_Exercise instructions:_ Keep to the lines from the line containing "What matplotlib code" through the line containing "whishi=whishi[i], fliers=[]))": copy them exactly and leave every picture out.
** BEGIN Dataset **
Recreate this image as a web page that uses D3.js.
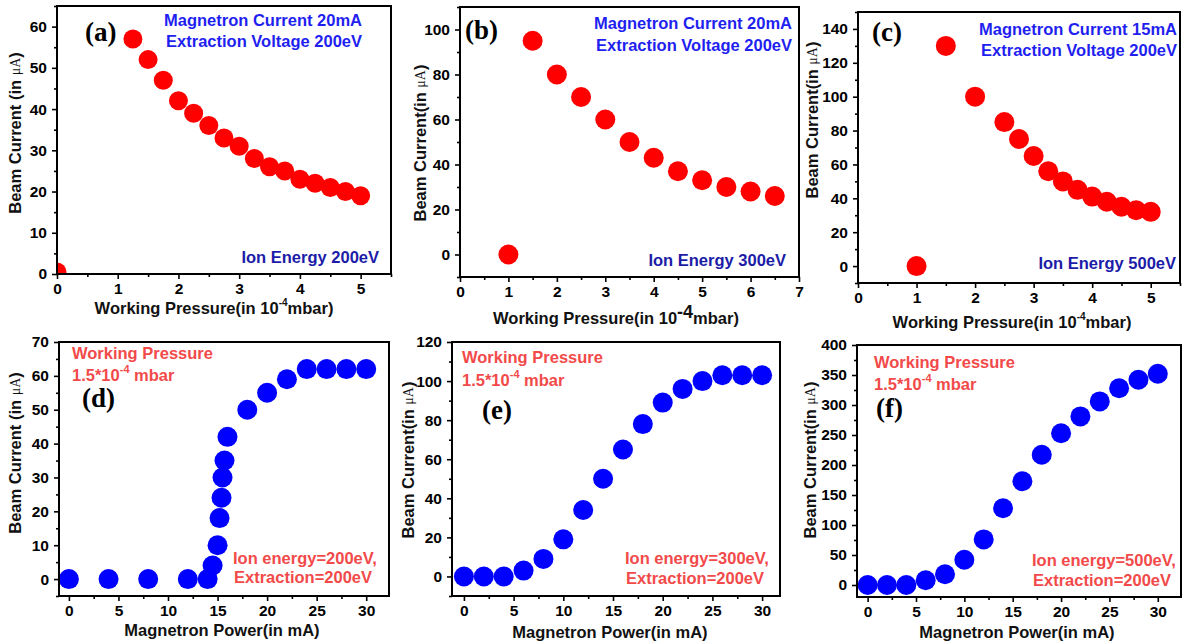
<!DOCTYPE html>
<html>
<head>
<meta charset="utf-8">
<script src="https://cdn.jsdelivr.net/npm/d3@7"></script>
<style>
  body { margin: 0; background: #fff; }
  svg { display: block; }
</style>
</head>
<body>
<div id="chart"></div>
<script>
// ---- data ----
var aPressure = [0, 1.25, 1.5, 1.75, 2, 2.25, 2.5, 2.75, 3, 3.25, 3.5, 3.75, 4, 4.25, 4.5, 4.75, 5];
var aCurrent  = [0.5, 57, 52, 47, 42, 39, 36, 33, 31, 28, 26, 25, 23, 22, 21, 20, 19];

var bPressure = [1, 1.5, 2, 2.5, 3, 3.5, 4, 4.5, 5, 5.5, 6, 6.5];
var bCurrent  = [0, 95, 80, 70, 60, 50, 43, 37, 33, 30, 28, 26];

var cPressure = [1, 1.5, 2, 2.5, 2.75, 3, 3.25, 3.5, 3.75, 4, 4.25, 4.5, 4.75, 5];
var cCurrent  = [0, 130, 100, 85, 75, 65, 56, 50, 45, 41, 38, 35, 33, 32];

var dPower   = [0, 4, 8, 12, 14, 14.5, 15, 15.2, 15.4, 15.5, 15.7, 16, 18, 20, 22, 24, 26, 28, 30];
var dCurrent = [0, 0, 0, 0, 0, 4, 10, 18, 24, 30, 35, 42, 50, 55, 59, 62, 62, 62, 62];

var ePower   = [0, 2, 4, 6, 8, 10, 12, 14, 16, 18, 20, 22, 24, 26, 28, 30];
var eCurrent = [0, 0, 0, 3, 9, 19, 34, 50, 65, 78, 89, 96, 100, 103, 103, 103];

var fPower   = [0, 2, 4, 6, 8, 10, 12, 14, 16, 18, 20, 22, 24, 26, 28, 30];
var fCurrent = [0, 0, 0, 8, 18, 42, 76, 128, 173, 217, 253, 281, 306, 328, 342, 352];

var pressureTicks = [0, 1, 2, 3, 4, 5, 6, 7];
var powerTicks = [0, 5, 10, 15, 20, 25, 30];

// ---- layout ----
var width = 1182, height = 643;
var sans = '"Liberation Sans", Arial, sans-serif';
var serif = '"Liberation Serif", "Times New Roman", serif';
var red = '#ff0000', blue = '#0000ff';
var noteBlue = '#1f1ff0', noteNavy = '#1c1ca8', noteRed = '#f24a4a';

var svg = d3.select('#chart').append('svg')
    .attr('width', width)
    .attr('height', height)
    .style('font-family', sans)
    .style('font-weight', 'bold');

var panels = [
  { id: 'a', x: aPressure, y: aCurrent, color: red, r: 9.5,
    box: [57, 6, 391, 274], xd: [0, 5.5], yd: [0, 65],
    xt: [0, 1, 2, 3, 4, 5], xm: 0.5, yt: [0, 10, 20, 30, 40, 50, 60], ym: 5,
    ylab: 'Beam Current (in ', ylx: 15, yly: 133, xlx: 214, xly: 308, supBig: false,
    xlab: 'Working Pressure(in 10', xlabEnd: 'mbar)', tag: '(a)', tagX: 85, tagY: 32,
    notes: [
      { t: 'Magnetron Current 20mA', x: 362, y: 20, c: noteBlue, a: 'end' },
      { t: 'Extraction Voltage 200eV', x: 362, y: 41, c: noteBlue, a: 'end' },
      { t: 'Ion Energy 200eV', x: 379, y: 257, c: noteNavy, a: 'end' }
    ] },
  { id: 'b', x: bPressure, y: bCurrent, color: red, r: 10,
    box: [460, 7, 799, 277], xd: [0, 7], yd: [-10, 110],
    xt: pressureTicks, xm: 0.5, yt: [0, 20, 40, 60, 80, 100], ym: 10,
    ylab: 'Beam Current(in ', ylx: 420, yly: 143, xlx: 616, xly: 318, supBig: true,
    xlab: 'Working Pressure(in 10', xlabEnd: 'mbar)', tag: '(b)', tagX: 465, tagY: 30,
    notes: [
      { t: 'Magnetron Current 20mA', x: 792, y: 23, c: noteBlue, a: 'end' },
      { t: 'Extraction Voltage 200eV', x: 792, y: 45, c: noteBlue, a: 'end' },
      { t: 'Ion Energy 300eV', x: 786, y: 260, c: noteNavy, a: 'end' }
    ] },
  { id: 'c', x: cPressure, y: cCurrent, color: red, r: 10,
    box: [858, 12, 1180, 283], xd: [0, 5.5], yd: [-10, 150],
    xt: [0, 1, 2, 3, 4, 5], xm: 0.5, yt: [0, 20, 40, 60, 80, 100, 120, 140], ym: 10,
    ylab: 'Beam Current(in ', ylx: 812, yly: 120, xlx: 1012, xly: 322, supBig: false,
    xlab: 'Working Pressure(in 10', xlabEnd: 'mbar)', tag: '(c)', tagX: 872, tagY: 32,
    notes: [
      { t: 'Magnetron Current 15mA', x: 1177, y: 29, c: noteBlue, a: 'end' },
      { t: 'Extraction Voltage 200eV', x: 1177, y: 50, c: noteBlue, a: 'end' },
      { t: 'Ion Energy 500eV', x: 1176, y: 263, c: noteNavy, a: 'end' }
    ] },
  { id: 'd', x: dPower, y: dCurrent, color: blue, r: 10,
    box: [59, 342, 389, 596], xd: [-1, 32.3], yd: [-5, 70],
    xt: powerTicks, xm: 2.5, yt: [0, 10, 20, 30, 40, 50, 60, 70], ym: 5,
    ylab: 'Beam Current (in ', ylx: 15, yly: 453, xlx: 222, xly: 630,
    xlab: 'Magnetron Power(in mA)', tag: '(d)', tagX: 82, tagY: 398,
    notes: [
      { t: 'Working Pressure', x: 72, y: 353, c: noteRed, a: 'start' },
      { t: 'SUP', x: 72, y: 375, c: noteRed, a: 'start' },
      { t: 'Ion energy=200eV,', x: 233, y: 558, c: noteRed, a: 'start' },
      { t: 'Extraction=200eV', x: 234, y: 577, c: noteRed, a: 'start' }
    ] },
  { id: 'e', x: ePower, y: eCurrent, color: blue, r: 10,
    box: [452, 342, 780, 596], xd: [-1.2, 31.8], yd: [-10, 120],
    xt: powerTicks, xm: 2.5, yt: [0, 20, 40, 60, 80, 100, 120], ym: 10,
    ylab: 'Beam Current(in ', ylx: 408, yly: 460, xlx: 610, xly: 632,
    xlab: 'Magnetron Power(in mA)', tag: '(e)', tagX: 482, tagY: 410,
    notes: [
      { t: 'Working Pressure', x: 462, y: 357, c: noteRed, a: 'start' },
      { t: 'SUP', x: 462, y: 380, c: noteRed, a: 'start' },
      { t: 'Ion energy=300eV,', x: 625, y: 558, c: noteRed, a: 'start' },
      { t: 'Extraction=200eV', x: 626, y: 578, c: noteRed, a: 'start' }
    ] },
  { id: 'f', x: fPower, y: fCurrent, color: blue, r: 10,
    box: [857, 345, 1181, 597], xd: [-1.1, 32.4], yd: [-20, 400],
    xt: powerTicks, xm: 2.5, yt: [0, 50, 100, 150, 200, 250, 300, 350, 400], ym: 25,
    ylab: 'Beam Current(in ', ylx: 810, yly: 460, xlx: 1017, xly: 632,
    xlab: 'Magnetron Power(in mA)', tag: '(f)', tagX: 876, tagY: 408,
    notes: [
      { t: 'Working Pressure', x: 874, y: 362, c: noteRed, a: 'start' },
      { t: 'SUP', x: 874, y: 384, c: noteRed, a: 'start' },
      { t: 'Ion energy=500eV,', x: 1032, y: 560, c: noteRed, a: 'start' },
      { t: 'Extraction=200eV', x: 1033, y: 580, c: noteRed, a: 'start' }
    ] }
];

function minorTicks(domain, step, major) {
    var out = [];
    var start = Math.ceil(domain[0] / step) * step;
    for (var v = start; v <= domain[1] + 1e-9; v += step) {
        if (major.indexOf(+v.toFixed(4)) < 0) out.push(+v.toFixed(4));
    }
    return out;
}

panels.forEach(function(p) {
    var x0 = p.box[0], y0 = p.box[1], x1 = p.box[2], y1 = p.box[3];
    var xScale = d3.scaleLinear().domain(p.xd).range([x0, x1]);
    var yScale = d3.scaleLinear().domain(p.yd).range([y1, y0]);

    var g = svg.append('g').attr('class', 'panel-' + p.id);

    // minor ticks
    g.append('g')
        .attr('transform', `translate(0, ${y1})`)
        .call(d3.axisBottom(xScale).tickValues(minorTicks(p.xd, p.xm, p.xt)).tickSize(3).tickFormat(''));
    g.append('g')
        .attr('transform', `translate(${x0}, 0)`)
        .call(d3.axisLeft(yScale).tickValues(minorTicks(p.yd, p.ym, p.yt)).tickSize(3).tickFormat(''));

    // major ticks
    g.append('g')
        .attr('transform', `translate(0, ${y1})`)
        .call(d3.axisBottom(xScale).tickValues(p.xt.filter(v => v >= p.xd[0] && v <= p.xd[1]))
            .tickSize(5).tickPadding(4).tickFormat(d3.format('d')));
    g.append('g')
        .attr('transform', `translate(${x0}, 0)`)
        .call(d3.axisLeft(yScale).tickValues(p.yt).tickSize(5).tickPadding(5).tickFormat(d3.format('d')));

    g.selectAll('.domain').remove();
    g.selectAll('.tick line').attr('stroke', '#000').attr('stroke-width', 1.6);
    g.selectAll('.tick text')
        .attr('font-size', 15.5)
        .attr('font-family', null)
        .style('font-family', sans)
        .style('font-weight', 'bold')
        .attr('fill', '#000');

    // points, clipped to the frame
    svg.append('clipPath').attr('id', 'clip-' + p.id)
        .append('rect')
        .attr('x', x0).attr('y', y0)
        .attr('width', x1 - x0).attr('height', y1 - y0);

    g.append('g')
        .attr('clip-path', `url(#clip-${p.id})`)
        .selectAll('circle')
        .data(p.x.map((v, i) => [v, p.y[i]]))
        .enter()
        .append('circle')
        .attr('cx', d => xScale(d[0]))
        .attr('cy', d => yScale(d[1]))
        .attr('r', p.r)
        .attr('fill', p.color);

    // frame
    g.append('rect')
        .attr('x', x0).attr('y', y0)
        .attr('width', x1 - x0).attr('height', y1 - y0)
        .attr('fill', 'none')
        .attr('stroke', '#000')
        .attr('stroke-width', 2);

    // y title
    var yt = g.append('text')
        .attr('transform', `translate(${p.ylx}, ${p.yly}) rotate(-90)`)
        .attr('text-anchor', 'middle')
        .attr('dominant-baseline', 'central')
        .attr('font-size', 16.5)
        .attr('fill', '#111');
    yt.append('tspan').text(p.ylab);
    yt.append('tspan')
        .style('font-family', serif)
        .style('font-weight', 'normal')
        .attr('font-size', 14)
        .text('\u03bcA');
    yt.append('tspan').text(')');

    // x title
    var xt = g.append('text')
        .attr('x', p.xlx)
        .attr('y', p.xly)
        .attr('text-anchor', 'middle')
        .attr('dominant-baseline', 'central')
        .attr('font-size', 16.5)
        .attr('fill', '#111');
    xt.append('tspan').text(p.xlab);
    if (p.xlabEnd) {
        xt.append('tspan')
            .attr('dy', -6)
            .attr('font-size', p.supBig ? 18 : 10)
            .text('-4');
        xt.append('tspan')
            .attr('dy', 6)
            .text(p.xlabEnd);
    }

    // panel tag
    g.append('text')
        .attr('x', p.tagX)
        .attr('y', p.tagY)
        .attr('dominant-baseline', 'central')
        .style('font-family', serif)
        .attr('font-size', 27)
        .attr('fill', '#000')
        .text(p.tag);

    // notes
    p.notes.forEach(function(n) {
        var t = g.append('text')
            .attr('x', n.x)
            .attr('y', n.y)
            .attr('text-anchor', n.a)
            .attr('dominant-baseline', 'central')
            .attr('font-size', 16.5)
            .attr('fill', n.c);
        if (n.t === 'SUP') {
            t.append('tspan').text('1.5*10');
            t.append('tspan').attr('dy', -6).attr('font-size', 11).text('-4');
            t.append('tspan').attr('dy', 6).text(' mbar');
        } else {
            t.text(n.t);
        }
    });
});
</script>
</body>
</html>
** END Dataset **
** BEGIN Dataset **
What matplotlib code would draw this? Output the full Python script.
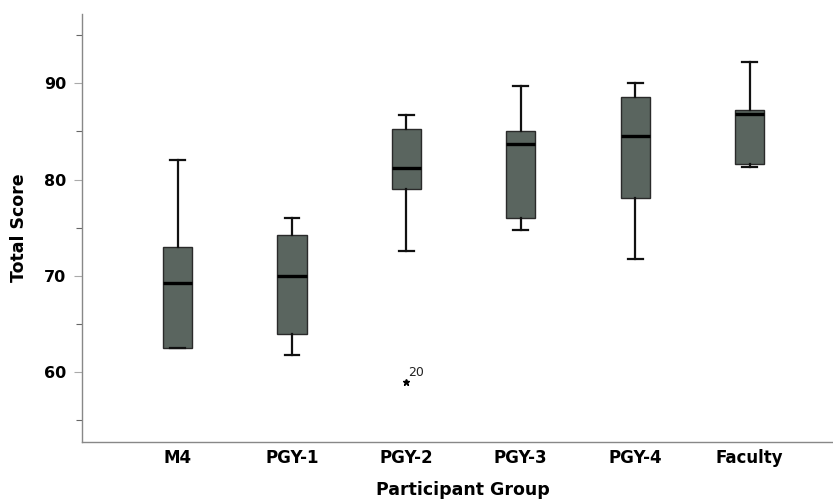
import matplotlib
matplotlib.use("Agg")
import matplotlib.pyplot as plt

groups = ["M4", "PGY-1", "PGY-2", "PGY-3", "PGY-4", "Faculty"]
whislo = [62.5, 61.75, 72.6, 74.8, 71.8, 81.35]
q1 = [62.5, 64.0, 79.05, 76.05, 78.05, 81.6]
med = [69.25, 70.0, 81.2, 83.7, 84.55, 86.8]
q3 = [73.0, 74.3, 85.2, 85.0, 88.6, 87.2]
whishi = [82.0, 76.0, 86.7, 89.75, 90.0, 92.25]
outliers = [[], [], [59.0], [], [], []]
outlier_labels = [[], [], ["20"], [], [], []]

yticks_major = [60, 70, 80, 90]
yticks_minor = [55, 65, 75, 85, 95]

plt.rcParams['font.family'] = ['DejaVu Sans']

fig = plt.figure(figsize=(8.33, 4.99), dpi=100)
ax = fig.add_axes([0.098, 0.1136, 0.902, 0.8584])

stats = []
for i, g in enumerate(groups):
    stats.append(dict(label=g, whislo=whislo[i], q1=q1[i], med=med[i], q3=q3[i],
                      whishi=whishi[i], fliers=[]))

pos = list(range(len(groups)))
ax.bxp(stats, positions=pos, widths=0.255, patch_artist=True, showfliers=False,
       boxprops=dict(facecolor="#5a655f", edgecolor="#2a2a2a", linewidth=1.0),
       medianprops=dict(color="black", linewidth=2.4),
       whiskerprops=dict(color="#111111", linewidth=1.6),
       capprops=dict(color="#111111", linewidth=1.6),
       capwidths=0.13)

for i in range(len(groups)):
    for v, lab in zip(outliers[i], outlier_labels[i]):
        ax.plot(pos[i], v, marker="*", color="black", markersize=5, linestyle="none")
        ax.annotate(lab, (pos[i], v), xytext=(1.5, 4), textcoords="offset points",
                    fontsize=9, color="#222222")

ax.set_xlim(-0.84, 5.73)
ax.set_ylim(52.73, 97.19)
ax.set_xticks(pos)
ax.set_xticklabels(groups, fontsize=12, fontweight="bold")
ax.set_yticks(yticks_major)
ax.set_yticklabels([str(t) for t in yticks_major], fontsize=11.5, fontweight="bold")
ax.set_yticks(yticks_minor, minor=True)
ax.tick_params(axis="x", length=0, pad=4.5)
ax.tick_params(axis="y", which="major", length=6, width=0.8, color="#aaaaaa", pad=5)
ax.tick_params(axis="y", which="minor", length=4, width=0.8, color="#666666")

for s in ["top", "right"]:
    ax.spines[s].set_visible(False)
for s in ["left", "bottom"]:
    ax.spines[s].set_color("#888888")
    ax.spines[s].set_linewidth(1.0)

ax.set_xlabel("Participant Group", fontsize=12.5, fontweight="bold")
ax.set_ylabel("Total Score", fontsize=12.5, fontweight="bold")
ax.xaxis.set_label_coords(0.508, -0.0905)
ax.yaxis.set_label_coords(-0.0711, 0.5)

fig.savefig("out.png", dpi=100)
** END Dataset **
_Final result:_
What matplotlib code would draw this? Output the full Python script.
import matplotlib
matplotlib.use("Agg")
import matplotlib.pyplot as plt

groups = ["M4", "PGY-1", "PGY-2", "PGY-3", "PGY-4", "Faculty"]
whislo = [62.5, 61.75, 72.6, 74.8, 71.8, 81.35]
q1 = [62.5, 64.0, 79.05, 76.05, 78.05, 81.6]
med = [69.25, 70.0, 81.2, 83.7, 84.55, 86.8]
q3 = [73.0, 74.3, 85.2, 85.0, 88.6, 87.2]
whishi = [82.0, 76.0, 86.7, 89.75, 90.0, 92.25]
outliers = [[], [], [59.0], [], [], []]
outlier_labels = [[], [], ["20"], [], [], []]

yticks_major = [60, 70, 80, 90]
yticks_minor = [55, 65, 75, 85, 95]

plt.rcParams['font.family'] = ['DejaVu Sans']

fig = plt.figure(figsize=(8.33, 4.99), dpi=100)
ax = fig.add_axes([0.098, 0.1136, 0.902, 0.8584])

stats = []
for i, g in enumerate(groups):
    stats.append(dict(label=g, whislo=whislo[i], q1=q1[i], med=med[i], q3=q3[i],
                      whishi=whishi[i], fliers=[]))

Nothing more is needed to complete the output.